WHAT TO WORK ON: Repeat exactly the lines running from the first line of the data to the line containing "6.46e-8, 1.20e-8, 3.55e-9, 1.0e-9]", both ends included, and nothing else; drop the pictures.

— START —

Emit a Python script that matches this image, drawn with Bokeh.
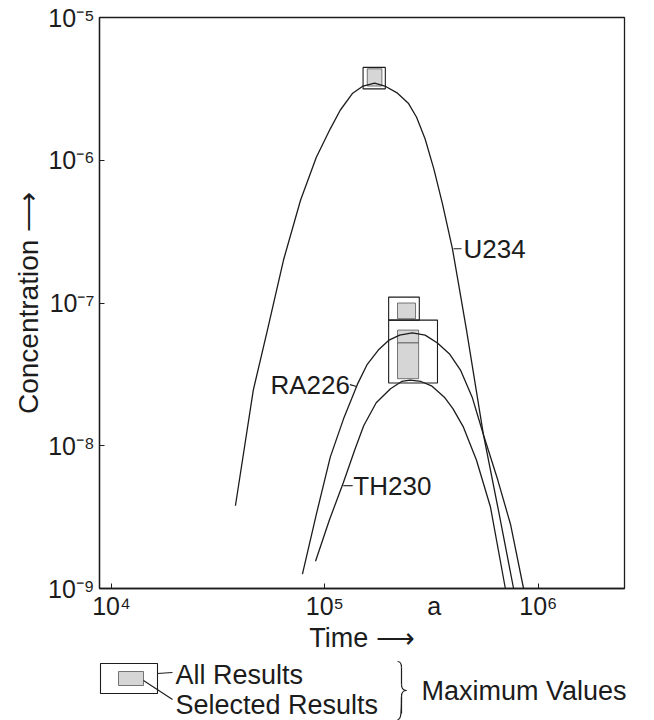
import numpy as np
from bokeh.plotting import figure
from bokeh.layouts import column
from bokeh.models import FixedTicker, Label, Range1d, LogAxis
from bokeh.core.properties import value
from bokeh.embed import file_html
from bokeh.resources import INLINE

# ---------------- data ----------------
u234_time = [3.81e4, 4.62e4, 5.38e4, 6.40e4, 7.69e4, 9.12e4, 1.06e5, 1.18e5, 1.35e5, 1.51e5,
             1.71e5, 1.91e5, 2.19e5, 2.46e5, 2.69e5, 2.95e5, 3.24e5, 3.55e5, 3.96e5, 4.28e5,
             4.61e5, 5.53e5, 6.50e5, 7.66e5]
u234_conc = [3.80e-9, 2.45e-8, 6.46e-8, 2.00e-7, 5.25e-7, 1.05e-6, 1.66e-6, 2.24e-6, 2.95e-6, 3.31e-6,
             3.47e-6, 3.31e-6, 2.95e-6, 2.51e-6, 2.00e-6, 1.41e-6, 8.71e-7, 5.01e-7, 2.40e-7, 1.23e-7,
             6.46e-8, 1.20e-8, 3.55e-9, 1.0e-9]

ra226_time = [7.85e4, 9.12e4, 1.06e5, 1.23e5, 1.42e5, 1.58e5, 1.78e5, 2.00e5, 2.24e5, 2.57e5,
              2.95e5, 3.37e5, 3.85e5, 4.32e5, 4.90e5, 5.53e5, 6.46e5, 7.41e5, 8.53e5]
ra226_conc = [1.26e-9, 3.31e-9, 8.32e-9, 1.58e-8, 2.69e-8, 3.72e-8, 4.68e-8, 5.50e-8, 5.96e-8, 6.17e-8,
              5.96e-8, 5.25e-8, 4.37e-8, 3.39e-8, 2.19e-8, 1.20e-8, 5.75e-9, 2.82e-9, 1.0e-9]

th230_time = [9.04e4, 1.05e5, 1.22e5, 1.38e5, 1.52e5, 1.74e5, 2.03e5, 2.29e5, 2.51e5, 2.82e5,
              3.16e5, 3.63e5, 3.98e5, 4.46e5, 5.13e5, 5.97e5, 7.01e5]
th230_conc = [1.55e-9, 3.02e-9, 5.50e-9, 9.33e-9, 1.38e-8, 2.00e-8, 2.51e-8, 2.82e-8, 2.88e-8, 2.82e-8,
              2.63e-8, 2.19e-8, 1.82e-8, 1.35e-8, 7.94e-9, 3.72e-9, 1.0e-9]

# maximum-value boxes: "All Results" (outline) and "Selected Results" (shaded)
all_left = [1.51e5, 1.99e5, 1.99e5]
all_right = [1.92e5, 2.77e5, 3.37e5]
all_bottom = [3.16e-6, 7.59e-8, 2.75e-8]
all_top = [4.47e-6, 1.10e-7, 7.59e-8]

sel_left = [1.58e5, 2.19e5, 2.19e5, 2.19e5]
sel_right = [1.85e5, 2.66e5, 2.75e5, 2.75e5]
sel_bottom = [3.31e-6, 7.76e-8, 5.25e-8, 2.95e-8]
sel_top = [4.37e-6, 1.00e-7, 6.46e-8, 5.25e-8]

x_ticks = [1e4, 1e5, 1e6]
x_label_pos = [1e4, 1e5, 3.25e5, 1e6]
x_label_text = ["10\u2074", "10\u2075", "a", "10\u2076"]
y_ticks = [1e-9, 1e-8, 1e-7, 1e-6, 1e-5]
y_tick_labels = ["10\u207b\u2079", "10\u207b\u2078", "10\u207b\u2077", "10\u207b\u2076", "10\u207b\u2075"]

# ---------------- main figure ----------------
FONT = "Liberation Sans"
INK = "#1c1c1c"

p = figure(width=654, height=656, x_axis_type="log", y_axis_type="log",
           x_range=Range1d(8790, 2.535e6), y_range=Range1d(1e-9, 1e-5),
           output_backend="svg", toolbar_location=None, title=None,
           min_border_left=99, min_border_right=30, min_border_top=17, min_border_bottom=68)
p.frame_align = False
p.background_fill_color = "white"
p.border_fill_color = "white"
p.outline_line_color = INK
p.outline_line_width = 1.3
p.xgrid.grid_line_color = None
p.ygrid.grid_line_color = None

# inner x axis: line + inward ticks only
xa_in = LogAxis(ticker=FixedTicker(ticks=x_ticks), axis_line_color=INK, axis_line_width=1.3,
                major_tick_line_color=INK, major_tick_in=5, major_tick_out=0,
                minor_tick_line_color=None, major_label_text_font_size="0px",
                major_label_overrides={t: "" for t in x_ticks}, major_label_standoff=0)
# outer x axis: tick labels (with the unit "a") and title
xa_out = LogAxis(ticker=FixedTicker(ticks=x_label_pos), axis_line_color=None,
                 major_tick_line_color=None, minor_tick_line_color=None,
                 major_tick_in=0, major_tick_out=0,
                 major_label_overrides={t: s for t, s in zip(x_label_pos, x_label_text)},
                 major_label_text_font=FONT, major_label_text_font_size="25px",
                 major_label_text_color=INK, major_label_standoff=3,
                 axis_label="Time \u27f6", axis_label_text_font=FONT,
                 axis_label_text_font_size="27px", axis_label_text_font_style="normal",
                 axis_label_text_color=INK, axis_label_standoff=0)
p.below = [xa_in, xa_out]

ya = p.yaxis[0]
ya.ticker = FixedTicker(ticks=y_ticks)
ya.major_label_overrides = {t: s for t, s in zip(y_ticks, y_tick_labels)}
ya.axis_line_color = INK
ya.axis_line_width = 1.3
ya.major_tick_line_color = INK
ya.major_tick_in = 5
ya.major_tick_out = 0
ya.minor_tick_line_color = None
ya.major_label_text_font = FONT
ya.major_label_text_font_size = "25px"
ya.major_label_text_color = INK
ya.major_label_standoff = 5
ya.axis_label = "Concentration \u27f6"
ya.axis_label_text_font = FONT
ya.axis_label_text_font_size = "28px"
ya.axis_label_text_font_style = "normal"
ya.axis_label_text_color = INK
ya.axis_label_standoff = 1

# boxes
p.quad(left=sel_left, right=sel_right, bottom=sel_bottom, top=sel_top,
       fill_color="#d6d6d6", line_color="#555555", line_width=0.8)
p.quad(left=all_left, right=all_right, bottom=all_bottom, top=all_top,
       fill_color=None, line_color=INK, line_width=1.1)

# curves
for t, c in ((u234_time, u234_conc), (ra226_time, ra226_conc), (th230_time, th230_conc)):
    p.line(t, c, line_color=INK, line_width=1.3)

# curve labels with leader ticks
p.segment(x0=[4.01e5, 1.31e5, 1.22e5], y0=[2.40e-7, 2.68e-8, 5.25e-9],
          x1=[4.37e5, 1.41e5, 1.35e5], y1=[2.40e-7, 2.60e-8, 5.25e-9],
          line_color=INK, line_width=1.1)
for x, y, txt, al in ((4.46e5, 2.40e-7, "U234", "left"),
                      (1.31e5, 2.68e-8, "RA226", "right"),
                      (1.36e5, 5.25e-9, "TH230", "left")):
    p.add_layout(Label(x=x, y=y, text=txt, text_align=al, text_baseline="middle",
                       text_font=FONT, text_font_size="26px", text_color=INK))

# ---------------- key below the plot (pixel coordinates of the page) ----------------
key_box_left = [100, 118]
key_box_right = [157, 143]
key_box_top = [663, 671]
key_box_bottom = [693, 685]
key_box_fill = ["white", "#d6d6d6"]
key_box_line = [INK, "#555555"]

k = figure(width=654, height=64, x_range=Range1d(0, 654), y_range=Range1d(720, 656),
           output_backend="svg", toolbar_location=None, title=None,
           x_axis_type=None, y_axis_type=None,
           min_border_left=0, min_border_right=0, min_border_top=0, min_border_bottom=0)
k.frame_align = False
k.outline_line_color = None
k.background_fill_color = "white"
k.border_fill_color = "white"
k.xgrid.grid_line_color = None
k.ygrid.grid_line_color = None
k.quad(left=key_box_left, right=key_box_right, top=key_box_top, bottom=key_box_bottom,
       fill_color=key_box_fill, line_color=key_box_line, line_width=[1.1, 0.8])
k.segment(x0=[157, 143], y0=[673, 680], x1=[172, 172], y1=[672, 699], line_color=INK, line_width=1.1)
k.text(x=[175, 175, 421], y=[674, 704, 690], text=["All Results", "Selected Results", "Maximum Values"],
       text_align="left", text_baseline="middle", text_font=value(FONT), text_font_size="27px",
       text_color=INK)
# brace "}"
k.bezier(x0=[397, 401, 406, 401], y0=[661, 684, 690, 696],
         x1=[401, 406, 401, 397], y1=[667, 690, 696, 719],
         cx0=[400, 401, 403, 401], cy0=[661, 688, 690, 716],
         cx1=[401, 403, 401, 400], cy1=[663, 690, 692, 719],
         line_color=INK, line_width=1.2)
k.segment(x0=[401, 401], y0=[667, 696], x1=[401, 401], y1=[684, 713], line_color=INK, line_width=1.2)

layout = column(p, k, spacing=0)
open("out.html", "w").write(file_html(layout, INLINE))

— END —

TASK RESPONSE:
Emit a Python script that matches this image, drawn with Bokeh.
import numpy as np
from bokeh.plotting import figure
from bokeh.layouts import column
from bokeh.models import FixedTicker, Label, Range1d, LogAxis
from bokeh.core.properties import value
from bokeh.embed import file_html
from bokeh.resources import INLINE

# ---------------- data ----------------
u234_time = [3.81e4, 4.62e4, 5.38e4, 6.40e4, 7.69e4, 9.12e4, 1.06e5, 1.18e5, 1.35e5, 1.51e5,
             1.71e5, 1.91e5, 2.19e5, 2.46e5, 2.69e5, 2.95e5, 3.24e5, 3.55e5, 3.96e5, 4.28e5,
             4.61e5, 5.53e5, 6.50e5, 7.66e5]
u234_conc = [3.80e-9, 2.45e-8, 6.46e-8, 2.00e-7, 5.25e-7, 1.05e-6, 1.66e-6, 2.24e-6, 2.95e-6, 3.31e-6,
             3.47e-6, 3.31e-6, 2.95e-6, 2.51e-6, 2.00e-6, 1.41e-6, 8.71e-7, 5.01e-7, 2.40e-7, 1.23e-7,
             6.46e-8, 1.20e-8, 3.55e-9, 1.0e-9]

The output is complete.